| What is needed |
Select, from the data, each line where "this" occurs.

....................

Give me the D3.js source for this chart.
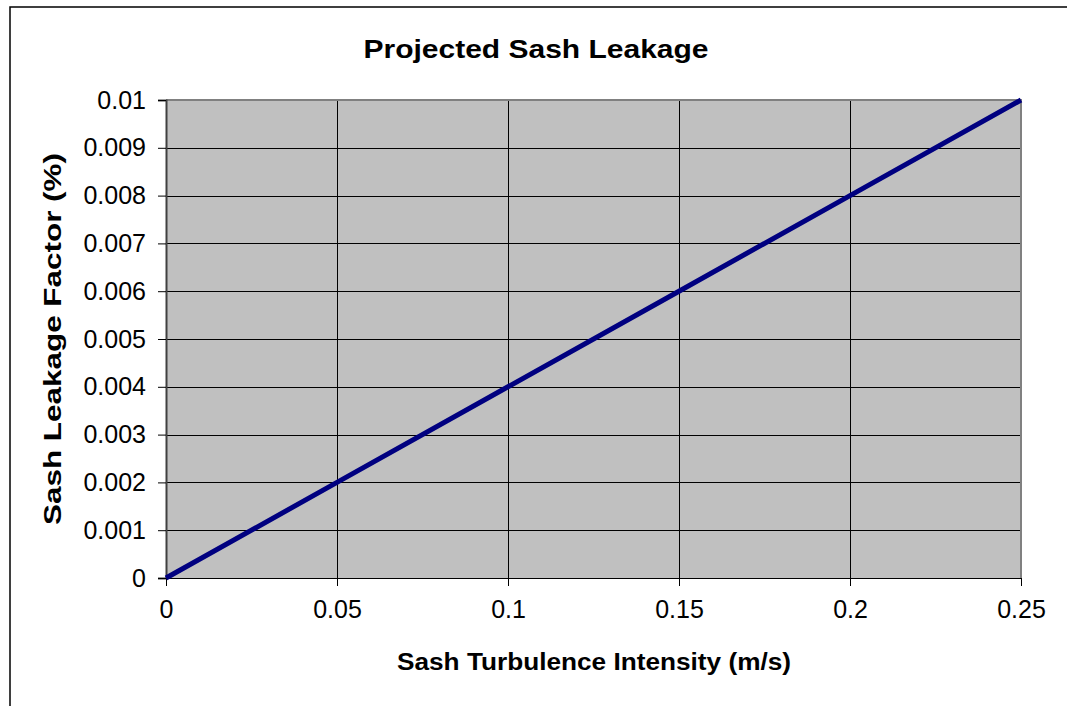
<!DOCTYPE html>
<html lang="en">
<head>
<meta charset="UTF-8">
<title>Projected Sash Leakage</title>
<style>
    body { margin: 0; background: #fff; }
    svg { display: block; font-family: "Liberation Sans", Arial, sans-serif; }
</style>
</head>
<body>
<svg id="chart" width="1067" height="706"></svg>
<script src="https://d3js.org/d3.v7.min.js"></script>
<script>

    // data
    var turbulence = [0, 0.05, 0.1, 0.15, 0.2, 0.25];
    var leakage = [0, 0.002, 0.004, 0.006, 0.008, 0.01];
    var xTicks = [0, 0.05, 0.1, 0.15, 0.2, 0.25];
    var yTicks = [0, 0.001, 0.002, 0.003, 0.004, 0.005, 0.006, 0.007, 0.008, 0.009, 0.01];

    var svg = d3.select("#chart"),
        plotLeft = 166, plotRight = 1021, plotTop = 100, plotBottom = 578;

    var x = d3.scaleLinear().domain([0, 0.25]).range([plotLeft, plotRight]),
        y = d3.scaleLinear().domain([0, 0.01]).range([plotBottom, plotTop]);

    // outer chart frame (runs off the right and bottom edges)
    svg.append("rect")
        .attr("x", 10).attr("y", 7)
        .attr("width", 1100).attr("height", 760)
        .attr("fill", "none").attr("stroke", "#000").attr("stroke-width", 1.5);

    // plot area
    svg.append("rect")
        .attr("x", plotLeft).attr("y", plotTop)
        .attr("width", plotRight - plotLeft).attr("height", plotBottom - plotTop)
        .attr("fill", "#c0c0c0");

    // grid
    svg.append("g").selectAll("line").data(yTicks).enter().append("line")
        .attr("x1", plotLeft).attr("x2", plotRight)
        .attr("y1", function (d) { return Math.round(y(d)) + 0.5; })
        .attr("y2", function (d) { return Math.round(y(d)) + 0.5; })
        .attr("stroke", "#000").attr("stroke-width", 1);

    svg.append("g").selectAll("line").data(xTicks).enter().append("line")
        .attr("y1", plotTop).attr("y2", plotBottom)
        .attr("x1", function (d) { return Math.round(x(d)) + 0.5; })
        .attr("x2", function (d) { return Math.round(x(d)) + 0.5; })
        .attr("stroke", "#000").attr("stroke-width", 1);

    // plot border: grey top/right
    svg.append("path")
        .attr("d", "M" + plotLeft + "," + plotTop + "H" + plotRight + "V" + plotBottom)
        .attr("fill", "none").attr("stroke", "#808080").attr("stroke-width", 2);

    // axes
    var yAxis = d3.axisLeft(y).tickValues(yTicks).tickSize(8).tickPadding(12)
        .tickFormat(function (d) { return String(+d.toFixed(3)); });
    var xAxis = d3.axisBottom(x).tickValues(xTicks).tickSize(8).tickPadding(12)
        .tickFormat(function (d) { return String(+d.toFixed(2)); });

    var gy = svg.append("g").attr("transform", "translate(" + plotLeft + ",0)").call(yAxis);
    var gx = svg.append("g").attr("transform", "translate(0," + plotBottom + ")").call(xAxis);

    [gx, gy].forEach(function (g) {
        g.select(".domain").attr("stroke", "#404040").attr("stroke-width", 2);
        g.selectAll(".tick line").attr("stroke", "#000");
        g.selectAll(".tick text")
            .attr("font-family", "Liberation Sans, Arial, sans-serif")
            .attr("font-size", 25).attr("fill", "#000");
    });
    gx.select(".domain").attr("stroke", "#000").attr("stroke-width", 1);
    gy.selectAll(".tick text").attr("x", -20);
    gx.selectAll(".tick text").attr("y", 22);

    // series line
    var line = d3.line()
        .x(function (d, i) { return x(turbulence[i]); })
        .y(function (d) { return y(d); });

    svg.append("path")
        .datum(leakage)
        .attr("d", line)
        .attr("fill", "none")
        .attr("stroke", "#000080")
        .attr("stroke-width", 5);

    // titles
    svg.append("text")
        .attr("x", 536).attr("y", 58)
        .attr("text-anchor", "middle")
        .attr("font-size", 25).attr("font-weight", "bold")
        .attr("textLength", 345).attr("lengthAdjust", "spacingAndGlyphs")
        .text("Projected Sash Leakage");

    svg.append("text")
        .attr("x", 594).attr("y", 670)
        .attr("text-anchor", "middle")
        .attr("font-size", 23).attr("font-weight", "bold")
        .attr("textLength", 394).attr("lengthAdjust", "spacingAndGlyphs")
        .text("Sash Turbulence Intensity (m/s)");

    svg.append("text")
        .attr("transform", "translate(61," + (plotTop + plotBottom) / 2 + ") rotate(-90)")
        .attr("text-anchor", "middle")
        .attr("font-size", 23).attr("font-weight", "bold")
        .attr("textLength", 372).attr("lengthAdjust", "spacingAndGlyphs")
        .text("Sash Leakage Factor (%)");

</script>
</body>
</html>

....................

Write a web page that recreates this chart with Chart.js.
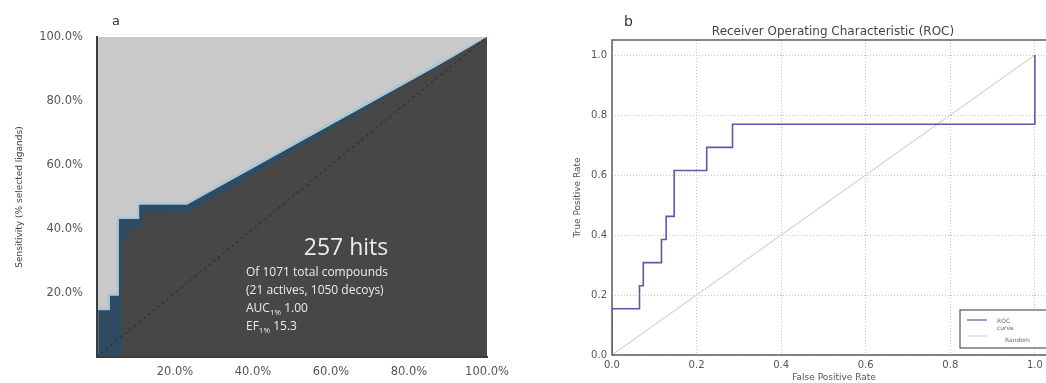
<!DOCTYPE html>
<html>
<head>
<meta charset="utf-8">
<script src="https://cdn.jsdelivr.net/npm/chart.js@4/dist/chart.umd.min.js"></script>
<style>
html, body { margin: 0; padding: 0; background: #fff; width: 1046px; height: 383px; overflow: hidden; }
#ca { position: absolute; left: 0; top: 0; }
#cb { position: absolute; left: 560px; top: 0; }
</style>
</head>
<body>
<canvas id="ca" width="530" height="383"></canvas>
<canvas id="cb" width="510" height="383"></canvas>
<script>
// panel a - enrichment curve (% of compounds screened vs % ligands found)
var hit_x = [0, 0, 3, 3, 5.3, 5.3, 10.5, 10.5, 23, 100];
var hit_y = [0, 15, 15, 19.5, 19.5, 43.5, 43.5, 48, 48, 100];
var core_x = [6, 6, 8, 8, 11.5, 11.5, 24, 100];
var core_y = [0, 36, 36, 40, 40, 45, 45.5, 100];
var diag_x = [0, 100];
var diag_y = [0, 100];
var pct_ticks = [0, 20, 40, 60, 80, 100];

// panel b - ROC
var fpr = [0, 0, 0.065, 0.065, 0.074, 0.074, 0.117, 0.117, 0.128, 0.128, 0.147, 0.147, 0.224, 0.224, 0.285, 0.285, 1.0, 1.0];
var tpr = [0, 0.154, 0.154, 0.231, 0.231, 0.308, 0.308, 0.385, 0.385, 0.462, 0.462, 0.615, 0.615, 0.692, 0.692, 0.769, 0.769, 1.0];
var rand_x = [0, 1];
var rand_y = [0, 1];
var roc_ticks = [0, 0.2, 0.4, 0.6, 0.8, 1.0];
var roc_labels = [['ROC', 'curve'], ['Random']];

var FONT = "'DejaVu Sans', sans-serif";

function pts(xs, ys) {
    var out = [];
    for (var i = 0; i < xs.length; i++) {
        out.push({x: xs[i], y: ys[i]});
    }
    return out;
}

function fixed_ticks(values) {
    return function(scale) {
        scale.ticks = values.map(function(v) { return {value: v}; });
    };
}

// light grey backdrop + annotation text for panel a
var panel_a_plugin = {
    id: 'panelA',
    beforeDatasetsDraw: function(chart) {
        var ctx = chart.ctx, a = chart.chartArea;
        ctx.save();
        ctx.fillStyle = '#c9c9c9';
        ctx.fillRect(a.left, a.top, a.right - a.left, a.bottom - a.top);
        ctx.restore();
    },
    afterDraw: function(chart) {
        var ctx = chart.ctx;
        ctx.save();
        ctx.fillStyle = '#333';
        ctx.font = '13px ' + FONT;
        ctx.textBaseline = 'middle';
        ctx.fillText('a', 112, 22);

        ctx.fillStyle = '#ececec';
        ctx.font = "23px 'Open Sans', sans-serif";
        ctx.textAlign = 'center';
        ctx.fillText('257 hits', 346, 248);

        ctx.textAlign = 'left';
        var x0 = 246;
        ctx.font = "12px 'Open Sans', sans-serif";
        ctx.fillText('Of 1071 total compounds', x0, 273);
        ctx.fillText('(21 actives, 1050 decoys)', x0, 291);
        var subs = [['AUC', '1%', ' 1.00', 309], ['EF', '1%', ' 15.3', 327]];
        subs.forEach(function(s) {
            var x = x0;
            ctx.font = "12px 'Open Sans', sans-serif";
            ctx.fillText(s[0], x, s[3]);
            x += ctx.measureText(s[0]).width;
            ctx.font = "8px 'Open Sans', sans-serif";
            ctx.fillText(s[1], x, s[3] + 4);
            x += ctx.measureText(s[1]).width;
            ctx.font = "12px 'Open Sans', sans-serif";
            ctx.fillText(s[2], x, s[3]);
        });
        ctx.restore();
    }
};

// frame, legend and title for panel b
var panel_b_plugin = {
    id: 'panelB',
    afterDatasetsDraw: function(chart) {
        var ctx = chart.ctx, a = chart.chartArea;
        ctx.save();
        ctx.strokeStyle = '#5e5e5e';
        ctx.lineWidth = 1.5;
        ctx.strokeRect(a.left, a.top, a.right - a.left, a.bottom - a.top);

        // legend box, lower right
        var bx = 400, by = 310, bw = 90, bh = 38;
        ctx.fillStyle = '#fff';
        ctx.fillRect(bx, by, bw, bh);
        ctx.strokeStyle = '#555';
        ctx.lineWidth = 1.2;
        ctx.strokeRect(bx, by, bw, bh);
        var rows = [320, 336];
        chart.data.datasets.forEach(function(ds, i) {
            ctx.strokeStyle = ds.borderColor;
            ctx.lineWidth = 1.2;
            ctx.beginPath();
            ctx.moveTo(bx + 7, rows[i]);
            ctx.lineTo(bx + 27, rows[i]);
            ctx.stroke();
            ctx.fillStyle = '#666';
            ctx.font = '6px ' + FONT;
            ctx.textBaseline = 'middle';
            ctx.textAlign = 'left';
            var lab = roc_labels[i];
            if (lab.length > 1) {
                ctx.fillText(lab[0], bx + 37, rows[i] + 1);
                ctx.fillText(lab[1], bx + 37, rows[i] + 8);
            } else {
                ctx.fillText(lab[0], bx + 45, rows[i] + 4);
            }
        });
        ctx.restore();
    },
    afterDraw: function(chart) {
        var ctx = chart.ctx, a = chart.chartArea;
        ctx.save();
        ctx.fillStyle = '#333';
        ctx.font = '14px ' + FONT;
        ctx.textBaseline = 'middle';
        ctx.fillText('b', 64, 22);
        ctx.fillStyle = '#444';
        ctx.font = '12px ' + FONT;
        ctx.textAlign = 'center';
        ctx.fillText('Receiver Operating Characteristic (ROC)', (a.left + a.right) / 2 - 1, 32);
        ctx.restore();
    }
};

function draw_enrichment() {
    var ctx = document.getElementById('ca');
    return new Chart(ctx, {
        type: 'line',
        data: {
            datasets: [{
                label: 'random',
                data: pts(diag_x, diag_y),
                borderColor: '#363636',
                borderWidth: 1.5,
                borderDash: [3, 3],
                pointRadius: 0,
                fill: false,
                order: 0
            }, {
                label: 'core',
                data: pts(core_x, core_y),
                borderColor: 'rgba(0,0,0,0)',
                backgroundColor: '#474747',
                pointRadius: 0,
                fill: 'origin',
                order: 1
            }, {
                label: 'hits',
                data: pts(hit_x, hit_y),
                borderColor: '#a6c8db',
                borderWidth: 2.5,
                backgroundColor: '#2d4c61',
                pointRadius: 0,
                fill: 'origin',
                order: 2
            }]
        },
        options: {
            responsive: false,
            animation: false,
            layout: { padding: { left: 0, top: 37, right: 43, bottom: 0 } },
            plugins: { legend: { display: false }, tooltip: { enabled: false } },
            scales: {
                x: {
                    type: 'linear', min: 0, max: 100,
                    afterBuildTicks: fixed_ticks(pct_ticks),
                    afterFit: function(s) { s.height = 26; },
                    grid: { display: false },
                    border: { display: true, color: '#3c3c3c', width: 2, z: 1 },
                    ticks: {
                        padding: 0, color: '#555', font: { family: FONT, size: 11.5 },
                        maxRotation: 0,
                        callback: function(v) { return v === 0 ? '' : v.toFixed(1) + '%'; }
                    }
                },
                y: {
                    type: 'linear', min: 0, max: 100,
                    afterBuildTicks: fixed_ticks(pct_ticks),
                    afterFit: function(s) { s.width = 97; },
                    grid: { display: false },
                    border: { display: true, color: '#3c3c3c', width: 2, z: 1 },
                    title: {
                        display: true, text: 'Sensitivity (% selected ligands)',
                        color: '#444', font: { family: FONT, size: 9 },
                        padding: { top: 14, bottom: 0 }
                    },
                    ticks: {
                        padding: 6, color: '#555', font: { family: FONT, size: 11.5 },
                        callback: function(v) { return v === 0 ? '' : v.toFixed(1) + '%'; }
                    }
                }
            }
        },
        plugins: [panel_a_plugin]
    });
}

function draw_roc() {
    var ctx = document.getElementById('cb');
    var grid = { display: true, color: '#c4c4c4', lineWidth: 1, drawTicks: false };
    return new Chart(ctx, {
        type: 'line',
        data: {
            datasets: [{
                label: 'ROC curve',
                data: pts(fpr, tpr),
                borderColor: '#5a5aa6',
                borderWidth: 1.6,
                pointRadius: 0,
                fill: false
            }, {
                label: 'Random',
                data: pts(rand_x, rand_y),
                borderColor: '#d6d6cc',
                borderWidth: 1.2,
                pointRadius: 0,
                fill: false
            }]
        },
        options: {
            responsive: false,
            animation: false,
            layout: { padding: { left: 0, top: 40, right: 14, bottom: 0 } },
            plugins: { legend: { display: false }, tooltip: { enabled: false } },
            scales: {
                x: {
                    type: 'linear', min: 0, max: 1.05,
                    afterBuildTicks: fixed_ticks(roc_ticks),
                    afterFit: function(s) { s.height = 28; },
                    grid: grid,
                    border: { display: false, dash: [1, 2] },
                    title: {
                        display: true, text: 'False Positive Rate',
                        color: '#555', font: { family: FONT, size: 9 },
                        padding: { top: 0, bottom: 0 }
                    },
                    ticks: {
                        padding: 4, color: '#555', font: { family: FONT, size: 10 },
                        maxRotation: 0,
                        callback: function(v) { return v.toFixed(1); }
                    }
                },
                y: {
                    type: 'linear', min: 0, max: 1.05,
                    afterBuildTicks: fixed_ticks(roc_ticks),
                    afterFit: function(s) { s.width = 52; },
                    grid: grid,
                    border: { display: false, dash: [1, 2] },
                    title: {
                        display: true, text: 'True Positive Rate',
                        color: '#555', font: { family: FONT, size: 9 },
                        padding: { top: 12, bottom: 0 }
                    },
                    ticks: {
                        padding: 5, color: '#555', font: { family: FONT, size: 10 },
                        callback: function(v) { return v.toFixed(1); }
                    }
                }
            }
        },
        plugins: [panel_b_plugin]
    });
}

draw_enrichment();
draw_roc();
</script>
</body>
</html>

....................

| Output of the exercise |
Give me the D3.js source for this chart.
Write a web page that recreates this chart with Chart.js.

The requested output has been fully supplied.